To enrich the capabilities of Si PICs and avoid multi-chip optical packaging, non-group-IV materials need to be heterogeneously integrated to enable crucial devices, including high-performance lasers, amplifiers and isolators15,16,17. It has now been widely acknowledged that group III–V materials are required to provide efficient optical gain for semiconductor lasers and amplifiers in Si photonics regardless of the integration architecture, but concerns still remain for a complementary metal–oxide–semiconductor (CMOS) fab to incorporate magnetic materials, which are currently used in industry-standard optical isolators18.

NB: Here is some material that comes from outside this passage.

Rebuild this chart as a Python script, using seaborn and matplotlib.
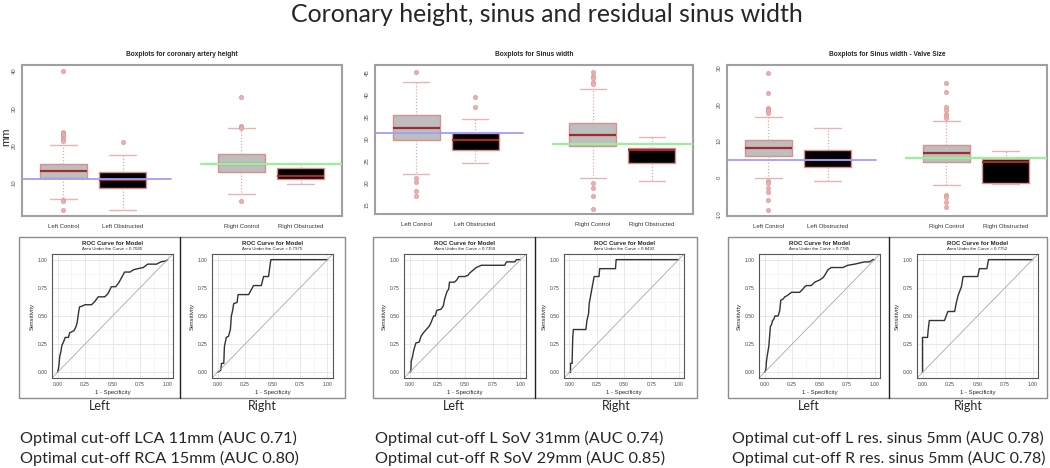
import numpy as np
import matplotlib
matplotlib.use("Agg")
import matplotlib.pyplot as plt
import seaborn as sns
import pandas as pd
from matplotlib.patches import Rectangle
from matplotlib.lines import Line2D

# ---------------- data ----------------
groups = ["Left Control", "Left Obstructed", "Right Control", "Right Obstructed"]
group_pos = [1, 2, 4, 5]

# coronary artery height (mm)
height_q1 = [11.2, 8.65, 12.95, 11.0]
height_med = [13.05, 10.6, 15.0, 11.7]
height_q3 = [14.85, 12.9, 17.55, 13.85]
height_lo = [5.7, 2.5, 6.85, 9.7]
height_hi = [20.0, 17.4, 24.55, 14.85]
height_fliers = [[40.0, 23.7, 23.4, 23.0, 22.6, 22.1, 21.6, 21.2, 5.3, 5.1, 2.7],
                 [20.8], [33.1, 25.2, 24.9, 24.7, 5.15], []]
height_cut = [11, 15]

# sinus width (mm)
sinus_q1 = [29.65, 27.4, 28.35, 24.4]
sinus_med = [32.4, 29.65, 30.85, 27.25]
sinus_q3 = [35.4, 31.25, 33.5, 27.85]
sinus_lo = [21.95, 24.4, 21.05, 20.2]
sinus_hi = [42.9, 34.3, 41.1, 30.25]
sinus_fliers = [[45.0, 21.0, 20.0, 18.0, 17.0], [37.1, 39.4],
                [45.1, 44.2, 43.6, 42.9, 42.3, 19.8, 18.6, 17.0, 13.9], []]
sinus_cut = [31.3, 28.7]

# sinus width - valve size (mm)
resid_q1 = [6.0, 3.0, 4.4, -1.6]
resid_med = [8.1, 4.9, 6.6, 4.2]
resid_q3 = [10.2, 7.6, 8.8, 5.1]
resid_lo = [0.0, -0.9, -2.0, -1.8]
resid_hi = [16.6, 13.6, 15.5, 7.4]
resid_fliers = [[28.7, 23.2, 19.1, 18.7, 18.4, 18.2, 17.8, -1.0, -1.5, -2.8, -3.9, -6.0, -8.9],
                [], [25.8, 23.5, 19.4, 18.4, 17.5, 16.9, 16.2, -4.8, -5.3, -6.7, -8.0], []]
resid_cut = [4.9, 5.4]

# ROC curves (1 - specificity, sensitivity)
roc1_left_fpr = [0, 0.01, 0.015, 0.02, 0.03, 0.04, 0.055, 0.07, 0.1, 0.11, 0.13, 0.15, 0.17, 0.18,
                 0.19, 0.2, 0.23, 0.25, 0.31, 0.34, 0.37, 0.43, 0.46, 0.49, 0.53, 0.56, 0.61, 0.66,
                 0.69, 0.73, 0.78, 0.82, 0.9, 0.94, 0.99, 1]
roc1_left_tpr = [0, 0.04, 0.08, 0.14, 0.18, 0.24, 0.27, 0.31, 0.31, 0.35, 0.36, 0.37, 0.41, 0.45,
                 0.52, 0.58, 0.59, 0.6, 0.6, 0.63, 0.67, 0.67, 0.7, 0.76, 0.76, 0.8, 0.89, 0.89,
                 0.91, 0.92, 0.93, 0.96, 0.96, 0.98, 0.99, 1]
roc1_right_fpr = [0, 0.03, 0.036, 0.057, 0.063, 0.08, 0.1, 0.117, 0.126, 0.138, 0.147, 0.178, 0.187,
                  0.283, 0.328, 0.398, 0.419, 0.464, 0.485, 1]
roc1_right_tpr = [0, 0.02, 0.08, 0.08, 0.23, 0.31, 0.32, 0.38, 0.5, 0.55, 0.61, 0.62, 0.69,
                  0.69, 0.77, 0.77, 0.85, 0.85, 1.0, 1]
roc2_left_fpr = [0, 0.012, 0.015, 0.027, 0.036, 0.048, 0.057, 0.088, 0.103, 0.124, 0.142, 0.178,
                 0.193, 0.217, 0.232, 0.245, 0.284, 0.305, 0.314, 0.335, 0.353, 0.36, 0.405, 0.426,
                 0.444, 0.496, 0.526, 0.541, 0.577, 0.601, 0.647, 0.662, 0.858, 0.873, 0.949, 0.964, 1]
roc2_left_tpr = [0, 0.01, 0.1, 0.14, 0.19, 0.23, 0.26, 0.27, 0.32, 0.35, 0.37, 0.41,
                 0.44, 0.5, 0.5, 0.55, 0.56, 0.59, 0.64, 0.71, 0.74, 0.8, 0.8, 0.82,
                 0.85, 0.85, 0.86, 0.88, 0.91, 0.93, 0.95, 0.95, 0.95, 0.98, 0.98, 1.0, 1]
roc2_right_fpr = [0, 0.01, 0.01, 0.024, 0.03, 0.036, 0.151, 0.16, 0.175, 0.181, 0.196, 0.211, 0.226,
                  0.271, 0.277, 0.422, 0.428, 1]
roc2_right_tpr = [0, 0, 0.08, 0.08, 0.31, 0.38, 0.38, 0.46, 0.52, 0.61, 0.69, 0.77, 0.85,
                  0.85, 0.92, 0.92, 1.0, 1]
roc3_left_fpr = [0, 0.012, 0.018, 0.027, 0.039, 0.054, 0.063, 0.073, 0.085, 0.094, 0.124, 0.139,
                 0.148, 0.169, 0.184, 0.205, 0.245, 0.32, 0.35, 0.366, 0.381, 0.426, 0.456, 0.502,
                 0.517, 0.532, 0.547, 0.577, 0.592, 0.607, 0.713, 0.758, 0.819, 0.909, 0.955, 0.985, 1]
roc3_left_tpr = [0, 0.02, 0.1, 0.16, 0.23, 0.41, 0.42, 0.46, 0.47, 0.5, 0.5, 0.55,
                 0.64, 0.65, 0.67, 0.68, 0.71, 0.71, 0.74, 0.76, 0.77, 0.77, 0.8, 0.82,
                 0.83, 0.84, 0.86, 0.91, 0.92, 0.93, 0.93, 0.95, 0.96, 0.98, 0.98, 1.0, 1]
roc3_right_fpr = [0, 0, 0.046, 0.052, 0.062, 0.2, 0.231, 0.292, 0.308, 0.323, 0.354, 0.369, 0.502,
                  0.517, 0.585, 0.6, 1]
roc3_right_tpr = [0, 0.31, 0.31, 0.38, 0.46, 0.46, 0.54, 0.54, 0.62, 0.68, 0.76, 0.85, 0.85,
                  0.92, 0.92, 1.0, 1]
roc_auc = ["0.7085", "0.7975", "0.7350", "0.8492", "0.7785", "0.7752"]

cutoff_text = [
    ["Optimal cut-off LCA 11mm (AUC 0.71)", "Optimal cut-off RCA 15mm (AUC 0.80)"],
    ["Optimal cut-off L SoV 31mm (AUC 0.74)", "Optimal cut-off R SoV 29mm (AUC 0.85)"],
    ["Optimal cut-off L res. sinus 5mm (AUC 0.78)", "Optimal cut-off R res. sinus 5mm (AUC 0.78)"],
]

# ---------------- drawing ----------------
sns.set_style("white")
plt.rcParams["font.family"] = ["Liberation Sans", "DejaVu Sans"]
big_font = ["Lato", "DejaVu Sans"]

W, H = 1050, 468
fig = plt.figure(figsize=(W / 100, H / 100), dpi=100)


def px_axes(x0, y0, x1, y1):
    # axes from pixel box (top-left origin)
    return fig.add_axes([x0 / W, 1 - y1 / H, (x1 - x0) / W, (y1 - y0) / H])


def boxpanel(box, title, q1, med, q3, lo, hi, fliers, cuts, ylim, yticks):
    ax = px_axes(*box)
    stats = []
    for i in range(4):
        stats.append(dict(med=med[i], q1=q1[i], q3=q3[i], whislo=lo[i], whishi=hi[i], fliers=fliers[i]))
    bp = ax.bxp(stats, positions=group_pos, widths=0.8, capwidths=0.45, patch_artist=True,
                showfliers=True)
    fills = ["#bebebe", "black", "#bebebe", "black"]
    for i, patch in enumerate(bp["boxes"]):
        patch.set_facecolor(fills[i])
        patch.set_edgecolor("#d89090")
        patch.set_linewidth(1.0)
    for m in bp["medians"]:
        m.set_color("#a52a2a")
        m.set_linewidth(1.6)
    for w in bp["whiskers"]:
        w.set_color("#e4a8a8")
        w.set_linestyle((0, (1, 1.5)))
        w.set_linewidth(0.9)
    for c in bp["caps"]:
        c.set_color("#e8b4b4")
        c.set_linewidth(1.0)
    for f in bp["fliers"]:
        f.set_marker("o")
        f.set_markersize(3)
        f.set_markerfacecolor("#eab0b0")
        f.set_markeredgecolor("#e09a9a")
        f.set_markeredgewidth(0.5)
    ax.axhline(cuts[0], xmin=0, xmax=0.465, color="#9e9eff", lw=1.3, zorder=5)
    ax.axhline(cuts[1], xmin=0.56, xmax=1, color="#98f098", lw=1.6, zorder=5)
    ax.set_xlim(0.3, 5.7)
    ax.set_ylim(*ylim)
    ax.set_xticks(group_pos)
    ax.set_xticklabels(groups, fontsize=4.3, color="#333333")
    ax.set_yticks(yticks)
    ax.set_yticklabels([str(t) for t in yticks], fontsize=4.3, rotation=90, va="center", color="#555555")
    ax.tick_params(length=2, width=0.5, color="#666666", pad=2)
    ax.tick_params(axis="x", pad=4)
    for s in ax.spines.values():
        s.set_color("#a0a0a0")
        s.set_linewidth(1.5)
    cx = (box[0] + box[2]) / 2 / W
    fig.text(cx, 1 - 55 / H, title, ha="center", va="center", fontsize=4.8, fontweight="bold")
    return ax


def rocpanel(box, fpr, tpr, auc):
    ax = px_axes(*box)
    sns.lineplot(x=fpr, y=tpr, ax=ax, sort=False, estimator=None, color="#333333", lw=1.0)
    ax.axline((0, 0), slope=1, color="#a8a8a8", lw=0.6)
    ax.set_xlim(-0.05, 1.05)
    ax.set_ylim(-0.05, 1.05)
    ticks = [0, 0.25, 0.5, 0.75, 1.0]
    ax.set_xticks(ticks)
    ax.set_yticks(ticks)
    ax.set_xticklabels(["0.00", "0.25", "0.50", "0.75", "1.00"], fontsize=3.6, color="#444444")
    ax.set_yticklabels(["0.00", "0.25", "0.50", "0.75", "1.00"], fontsize=3.6, color="#444444")
    ax.set_xticks([0.125, 0.375, 0.625, 0.875], minor=True)
    ax.set_yticks([0.125, 0.375, 0.625, 0.875], minor=True)
    ax.grid(True, which="major", color="#e4e4e4", lw=0.6)
    ax.grid(True, which="minor", color="#f0f0f0", lw=0.4)
    ax.tick_params(which="major", length=1.5, width=0.4, color="#555555", pad=1.5)
    ax.tick_params(which="minor", length=0)
    ax.set_xlabel("1 - Specificity", fontsize=4.2, labelpad=2)
    ax.set_ylabel("Sensitivity", fontsize=4.2, labelpad=2)
    for s in ax.spines.values():
        s.set_color("#555555")
        s.set_linewidth(0.8)
    cx = (box[0] + box[2]) / 2 / W
    fig.text(cx, 1 - 243 / H, "ROC Curve for Model", ha="center", va="center", fontsize=4.3,
             fontweight="bold")
    fig.text(cx, 1 - 249.5 / H, "Area Under the Curve = " + auc, ha="center", va="center", fontsize=3.2)
    return ax


boxpanel((22, 65, 342, 216), "Boxplots for coronary artery height", height_q1, height_med, height_q3,
         height_lo, height_hi, height_fliers, height_cut, (1.0, 41.6), [10, 20, 30, 40])
fig.text(6 / W, 1 - 137 / H, "mm", rotation=90, ha="center", va="center", fontsize=8)
boxpanel((375, 65, 693, 214), "Boxplots for Sinus width", sinus_q1, sinus_med, sinus_q3,
         sinus_lo, sinus_hi, sinus_fliers, sinus_cut, (12.8, 46.65), [15, 20, 25, 30, 35, 40, 45])
boxpanel((727, 65, 1047, 216), "Boxplots for Sinus width - Valve Size", resid_q1, resid_med, resid_q3,
         resid_lo, resid_hi, resid_fliers, resid_cut, (-10.5, 30.8), [-10, 0, 10, 20, 30])

roc_boxes = [(52, 254, 173, 378), (212, 254, 333, 378),
             (404, 254, 526, 378), (564, 254, 684, 378),
             (759, 254, 880, 378), (917, 254, 1038, 378)]
roc_data = [(roc1_left_fpr, roc1_left_tpr), (roc1_right_fpr, roc1_right_tpr),
            (roc2_left_fpr, roc2_left_tpr), (roc2_right_fpr, roc2_right_tpr),
            (roc3_left_fpr, roc3_left_tpr), (roc3_right_fpr, roc3_right_tpr)]
for i in range(6):
    rocpanel(roc_boxes[i], roc_data[i][0], roc_data[i][1], roc_auc[i])

# frames round each left/right pair
frames = [(19, 180, 345), (373, 535, 697), (728, 889, 1047)]
for (x0, xm, x1) in frames:
    fig.patches.append(Rectangle((x0 / W, 1 - 398 / H), (x1 - x0) / W, 161 / H, transform=fig.transFigure,
                                 fill=False, edgecolor="#8c8c8c", lw=1.0))
    fig.add_artist(Line2D([xm / W, xm / W], [1 - 398 / H, 1 - 237 / H], transform=fig.transFigure,
                          color="#222222", lw=1.0))
    fig.text((x0 + xm) / 2 / W, 1 - 406 / H, "Left", ha="center", va="center", fontsize=9,
             family=big_font)
    fig.text((xm + x1) / 2 / W, 1 - 406 / H, "Right", ha="center", va="center", fontsize=9,
             family=big_font)

# cut-off captions; the last pair is shrunk so it stays inside the figure
text_x = [20, 375, 732]
max_w = [300, 320, 312]
renderer = fig.canvas.get_renderer()
for i in range(3):
    for j, ypix in enumerate([438, 458]):
        t = fig.text(text_x[i] / W, 1 - ypix / H, cutoff_text[i][j], ha="left", va="center",
                     fontsize=11.7, family=big_font)
        w = t.get_window_extent(renderer).width
        if w > max_w[i]:
            t.set_fontsize(11.7 * max_w[i] / w)

fig.text(547 / W, 1 - 14 / H, "Coronary height, sinus and residual sinus width", ha="center", va="center",
         fontsize=17.9, family=big_font)

fig.savefig("out.png", dpi=100)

Fortunately, a synergistic path towards ultralow laser noise and low feedback sensitivity exists—using ultrahigh-quality-factor (Q) cavities for lasers that not only reduce the phase noise but also enhance the feedback tolerance to downstream links. These effects scale with the cavity Q and ultrahigh–Q cavities would thus endow integrated lasers with unprecedented coherence and stability19,20. The significance is twofold. First, the direct integration of ultralow-noise lasers on Si PICs without the need for optical isolators simplifies PIC fabrication and packaging. Furthermore, this approach does not introduce magnetic materials to a CMOS fab as isolators are not obligatory for such complete PICs.